AIM OF THE TASK
Repeat, exactly and only, the lines from the beginning of the data through the line with "11.51, 11.42, 11.49];". Pictures are left out.

— Start of GIVEN MATERIAL —

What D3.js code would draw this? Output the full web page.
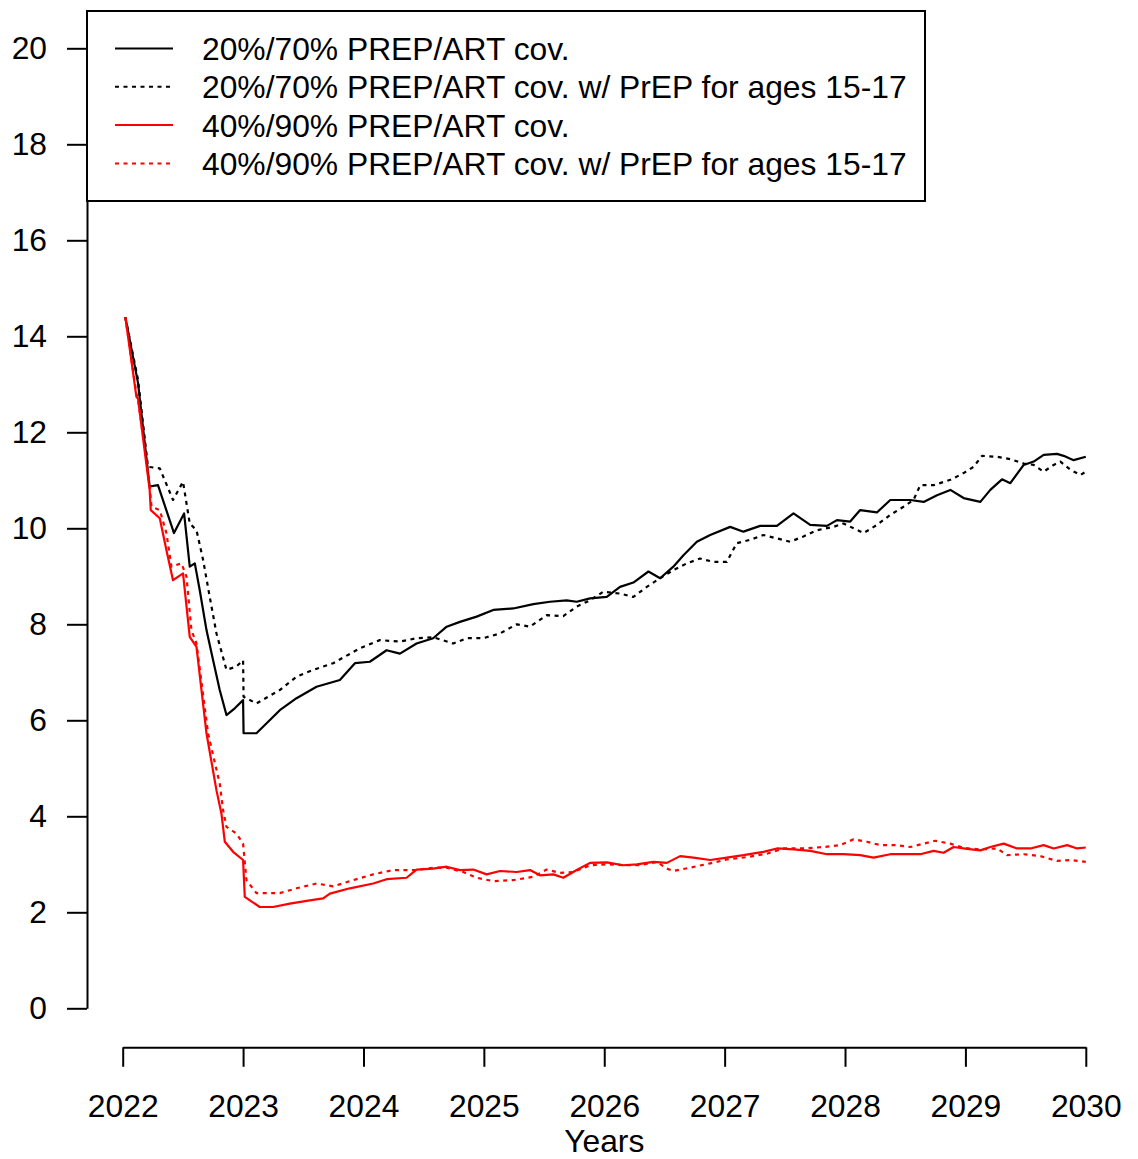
<!DOCTYPE html>
<html>
<head>
<meta charset="utf-8">
<script src="https://cdn.jsdelivr.net/npm/d3@7"></script>
<style>
  body { margin: 0; background: #fff; }
  svg { display: block; font-family: "Liberation Sans", Arial, Helvetica, sans-serif; }
</style>
</head>
<body>
<div id="chart"></div>
<script>
// series (year, value)
const blackSolidYears = [2022.022, 2022.127, 2022.224, 2022.293, 2022.426, 2022.51, 2022.557, 2022.599, 2022.64, 2022.696, 2022.751, 2022.806, 2022.862, 2022.931, 2023.0, 2023.004, 2023.111, 2023.305, 2023.444, 2023.61, 2023.804, 2023.929, 2024.053, 2024.192, 2024.303, 2024.441, 2024.579, 2024.691, 2024.801, 2024.94, 2025.078, 2025.244, 2025.411, 2025.549, 2025.688, 2025.771, 2025.882, 2026.021, 2026.131, 2026.242, 2026.367, 2026.464, 2026.574, 2026.658, 2026.769, 2026.88, 2027.046, 2027.156, 2027.295, 2027.434, 2027.572, 2027.711, 2027.85, 2027.933, 2028.043, 2028.126, 2028.265, 2028.376, 2028.542, 2028.653, 2028.764, 2028.875, 2028.985, 2029.124, 2029.207, 2029.304, 2029.373, 2029.484, 2029.567, 2029.65, 2029.761, 2029.816, 2029.899, 2030.0];
const blackSolidValues = [14.4, 13.03, 10.87, 10.9, 9.9, 10.31, 9.2, 9.27, 8.71, 7.88, 7.25, 6.63, 6.11, 6.25, 6.42, 5.73, 5.73, 6.21, 6.46, 6.7, 6.84, 7.19, 7.22, 7.46, 7.39, 7.6, 7.71, 7.95, 8.05, 8.16, 8.3, 8.33, 8.42, 8.47, 8.5, 8.47, 8.54, 8.57, 8.78, 8.87, 9.1, 8.96, 9.2, 9.44, 9.72, 9.86, 10.03, 9.93, 10.05, 10.05, 10.31, 10.07, 10.05, 10.17, 10.14, 10.38, 10.33, 10.59, 10.59, 10.55, 10.69, 10.8, 10.63, 10.55, 10.8, 11.02, 10.94, 11.32, 11.39, 11.53, 11.55, 11.51, 11.42, 11.49];

const blackDotYears = [2022.022, 2022.127, 2022.21, 2022.308, 2022.418, 2022.501, 2022.557, 2022.613, 2022.668, 2022.723, 2022.779, 2022.862, 2022.945, 2023.0, 2023.004, 2023.111, 2023.305, 2023.444, 2023.582, 2023.748, 2023.97, 2024.136, 2024.303, 2024.441, 2024.579, 2024.746, 2024.857, 2024.995, 2025.134, 2025.273, 2025.383, 2025.522, 2025.66, 2025.771, 2025.882, 2025.993, 2026.131, 2026.242, 2026.353, 2026.464, 2026.574, 2026.686, 2026.796, 2026.907, 2027.018, 2027.101, 2027.212, 2027.322, 2027.434, 2027.544, 2027.655, 2027.766, 2027.904, 2027.988, 2028.071, 2028.154, 2028.265, 2028.376, 2028.486, 2028.569, 2028.625, 2028.736, 2028.875, 2028.985, 2029.068, 2029.138, 2029.263, 2029.373, 2029.484, 2029.567, 2029.65, 2029.733, 2029.789, 2029.872, 2029.955, 2030.0];
const blackDotValues = [14.4, 13.1, 11.28, 11.25, 10.59, 10.97, 10.1, 9.96, 9.34, 8.57, 7.81, 7.05, 7.12, 7.25, 6.49, 6.35, 6.63, 6.91, 7.05, 7.19, 7.5, 7.67, 7.64, 7.71, 7.73, 7.6, 7.71, 7.71, 7.81, 8.0, 7.95, 8.19, 8.17, 8.37, 8.5, 8.68, 8.64, 8.57, 8.78, 8.96, 9.13, 9.27, 9.37, 9.3, 9.3, 9.69, 9.76, 9.86, 9.79, 9.72, 9.83, 9.96, 10.03, 10.1, 10.0, 9.9, 10.07, 10.28, 10.45, 10.59, 10.9, 10.9, 11.01, 11.15, 11.28, 11.51, 11.49, 11.44, 11.35, 11.32, 11.18, 11.32, 11.39, 11.22, 11.11, 11.18];

const redSolidYears = [2022.022, 2022.114, 2022.127, 2022.224, 2022.233, 2022.308, 2022.363, 2022.418, 2022.501, 2022.557, 2022.613, 2022.696, 2022.779, 2022.82, 2022.848, 2022.917, 2023.0, 2023.014, 2023.139, 2023.249, 2023.388, 2023.554, 2023.665, 2023.721, 2023.887, 2024.081, 2024.192, 2024.358, 2024.441, 2024.579, 2024.691, 2024.801, 2024.912, 2025.023, 2025.134, 2025.273, 2025.383, 2025.466, 2025.577, 2025.66, 2025.771, 2025.882, 2026.021, 2026.159, 2026.27, 2026.408, 2026.52, 2026.63, 2026.741, 2026.88, 2027.018, 2027.156, 2027.322, 2027.434, 2027.572, 2027.711, 2027.85, 2027.988, 2028.126, 2028.237, 2028.376, 2028.514, 2028.625, 2028.736, 2028.819, 2028.902, 2029.013, 2029.124, 2029.207, 2029.318, 2029.429, 2029.54, 2029.65, 2029.733, 2029.845, 2029.928, 2030.0];
const redSolidValues = [14.4, 12.74, 12.7, 10.8, 10.38, 10.21, 9.55, 8.92, 9.06, 7.74, 7.53, 5.73, 4.54, 4.06, 3.47, 3.26, 3.09, 2.32, 2.11, 2.11, 2.18, 2.25, 2.29, 2.39, 2.5, 2.6, 2.69, 2.72, 2.89, 2.91, 2.95, 2.88, 2.89, 2.79, 2.86, 2.84, 2.88, 2.77, 2.79, 2.72, 2.88, 3.03, 3.04, 2.98, 3.0, 3.05, 3.03, 3.17, 3.14, 3.09, 3.14, 3.19, 3.26, 3.33, 3.31, 3.28, 3.21, 3.21, 3.19, 3.14, 3.21, 3.21, 3.21, 3.28, 3.24, 3.36, 3.32, 3.29, 3.36, 3.43, 3.33, 3.33, 3.4, 3.33, 3.4, 3.33, 3.35];

const redDotYears = [2022.022, 2022.114, 2022.127, 2022.224, 2022.239, 2022.308, 2022.363, 2022.405, 2022.488, 2022.53, 2022.571, 2022.613, 2022.709, 2022.806, 2022.834, 2022.862, 2022.945, 2023.0, 2023.028, 2023.111, 2023.305, 2023.444, 2023.61, 2023.748, 2023.914, 2024.081, 2024.247, 2024.441, 2024.579, 2024.691, 2024.829, 2024.94, 2025.078, 2025.244, 2025.411, 2025.522, 2025.633, 2025.743, 2025.882, 2026.021, 2026.159, 2026.298, 2026.436, 2026.52, 2026.574, 2026.713, 2026.88, 2027.018, 2027.185, 2027.351, 2027.489, 2027.655, 2027.821, 2027.96, 2028.071, 2028.182, 2028.293, 2028.431, 2028.542, 2028.653, 2028.75, 2028.875, 2028.985, 2029.124, 2029.263, 2029.346, 2029.484, 2029.622, 2029.761, 2029.872, 2030.0];
const redDotValues = [14.4, 12.8, 12.7, 10.9, 10.45, 10.38, 9.9, 9.2, 9.27, 8.99, 7.88, 7.6, 5.73, 4.68, 4.13, 3.78, 3.64, 3.43, 2.67, 2.4, 2.4, 2.5, 2.6, 2.54, 2.67, 2.79, 2.88, 2.88, 2.93, 2.93, 2.84, 2.72, 2.65, 2.67, 2.74, 2.89, 2.82, 2.84, 2.98, 3.0, 2.98, 2.98, 3.05, 2.91, 2.86, 2.93, 3.02, 3.1, 3.15, 3.22, 3.33, 3.33, 3.36, 3.4, 3.52, 3.47, 3.4, 3.4, 3.36, 3.43, 3.49, 3.43, 3.34, 3.31, 3.33, 3.19, 3.21, 3.17, 3.07, 3.09, 3.05];

const yearTicks = [2022, 2023, 2024, 2025, 2026, 2027, 2028, 2029, 2030];
const valueTicks = [0, 2, 4, 6, 8, 10, 12, 14, 16, 18, 20];

const legendLabels = [
  '20%/70% PREP/ART cov.',
  '20%/70% PREP/ART cov. w/ PrEP for ages 15-17',
  '40%/90% PREP/ART cov.',
  '40%/90% PREP/ART cov. w/ PrEP for ages 15-17',
];

const width = 1138;
const height = 1159;
const fontSize = 31.8;
const dotDash = '4,4.5';

const series = [
  { years: blackSolidYears, values: blackSolidValues, color: '#000', dash: null },
  { years: blackDotYears, values: blackDotValues, color: '#000', dash: dotDash },
  { years: redSolidYears, values: redSolidValues, color: '#ff0000', dash: null },
  { years: redDotYears, values: redDotValues, color: '#ff0000', dash: dotDash },
];

const svg = d3.select('#chart')
  .append('svg')
  .attr('width', width)
  .attr('height', height);

svg.append('rect').attr('width', width).attr('height', height).attr('fill', '#fff');

const x = d3.scaleLinear().domain([2022, 2030]).range([122.7, 1085.8]);
const y = d3.scaleLinear().domain([0, 20]).range([1008.3, 48.3]);

// y axis (R style: line spans first to last tick)
const yAxis = svg.append('g')
  .attr('transform', 'translate(87,0)')
  .call(d3.axisLeft(y).tickValues(valueTicks).tickSize(20).tickSizeOuter(0).tickPadding(20));

// x axis, drawn below the plot area
const xAxis = svg.append('g')
  .attr('transform', 'translate(0,1047.3)')
  .call(d3.axisBottom(x).tickValues(yearTicks).tickFormat(d3.format('d')).tickSize(19.5).tickSizeOuter(0));

[yAxis, xAxis].forEach((g) => {
  g.select('.domain').attr('stroke', '#000').attr('stroke-width', 2);
  g.selectAll('.tick line').attr('stroke', '#000').attr('stroke-width', 2);
  g.selectAll('.tick text')
    .attr('fill', '#000')
    .style('font-size', fontSize + 'px')
    .style('font-family', '"Liberation Sans", Arial, Helvetica, sans-serif');
});

xAxis.selectAll('.tick text').attr('dy', null).attr('y', 70);

svg.append('text')
  .attr('x', x(2026))
  .attr('y', 1152)
  .attr('text-anchor', 'middle')
  .style('font-size', fontSize + 'px')
  .text('Years');

// lines
const line = d3.line()
  .x((d) => x(d[0]))
  .y((d) => y(d[1]));

series.forEach((s) => {
  const pts = s.years.map((yr, i) => [yr, s.values[i]]);
  svg.append('path')
    .datum(pts)
    .attr('d', line)
    .attr('fill', 'none')
    .attr('stroke', s.color)
    .attr('stroke-width', 2.2)
    .attr('stroke-linejoin', 'round')
    .attr('stroke-dasharray', s.dash);
});

// legend
const legend = svg.append('g');
legend.append('rect')
  .attr('x', 87)
  .attr('y', 11)
  .attr('width', 925 - 87)
  .attr('height', 201 - 11)
  .attr('fill', '#fff')
  .attr('stroke', '#000')
  .attr('stroke-width', 2);

legendLabels.forEach((label, i) => {
  const cy = 48.5 + i * 38.3;
  legend.append('line')
    .attr('x1', 115)
    .attr('x2', 173)
    .attr('y1', cy)
    .attr('y2', cy)
    .attr('stroke', series[i].color)
    .attr('stroke-width', 2)
    .attr('stroke-dasharray', series[i].dash);
  legend.append('text')
    .attr('x', 202)
    .attr('y', cy)
    .attr('dy', '0.36em')
    .style('font-size', fontSize + 'px')
    .text(label);
});
</script>
</body>
</html>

— End of GIVEN MATERIAL —

TASK SOLUTION
What D3.js code would draw this? Output the full web page.
<!DOCTYPE html>
<html>
<head>
<meta charset="utf-8">
<script src="https://cdn.jsdelivr.net/npm/d3@7"></script>
<style>
  body { margin: 0; background: #fff; }
  svg { display: block; font-family: "Liberation Sans", Arial, Helvetica, sans-serif; }
</style>
</head>
<body>
<div id="chart"></div>
<script>
// series (year, value)
const blackSolidYears = [2022.022, 2022.127, 2022.224, 2022.293, 2022.426, 2022.51, 2022.557, 2022.599, 2022.64, 2022.696, 2022.751, 2022.806, 2022.862, 2022.931, 2023.0, 2023.004, 2023.111, 2023.305, 2023.444, 2023.61, 2023.804, 2023.929, 2024.053, 2024.192, 2024.303, 2024.441, 2024.579, 2024.691, 2024.801, 2024.94, 2025.078, 2025.244, 2025.411, 2025.549, 2025.688, 2025.771, 2025.882, 2026.021, 2026.131, 2026.242, 2026.367, 2026.464, 2026.574, 2026.658, 2026.769, 2026.88, 2027.046, 2027.156, 2027.295, 2027.434, 2027.572, 2027.711, 2027.85, 2027.933, 2028.043, 2028.126, 2028.265, 2028.376, 2028.542, 2028.653, 2028.764, 2028.875, 2028.985, 2029.124, 2029.207, 2029.304, 2029.373, 2029.484, 2029.567, 2029.65, 2029.761, 2029.816, 2029.899, 2030.0];
const blackSolidValues = [14.4, 13.03, 10.87, 10.9, 9.9, 10.31, 9.2, 9.27, 8.71, 7.88, 7.25, 6.63, 6.11, 6.25, 6.42, 5.73, 5.73, 6.21, 6.46, 6.7, 6.84, 7.19, 7.22, 7.46, 7.39, 7.6, 7.71, 7.95, 8.05, 8.16, 8.3, 8.33, 8.42, 8.47, 8.5, 8.47, 8.54, 8.57, 8.78, 8.87, 9.1, 8.96, 9.2, 9.44, 9.72, 9.86, 10.03, 9.93, 10.05, 10.05, 10.31, 10.07, 10.05, 10.17, 10.14, 10.38, 10.33, 10.59, 10.59, 10.55, 10.69, 10.8, 10.63, 10.55, 10.8, 11.02, 10.94, 11.32, 11.39, 11.53, 11.55, 11.51, 11.42, 11.49];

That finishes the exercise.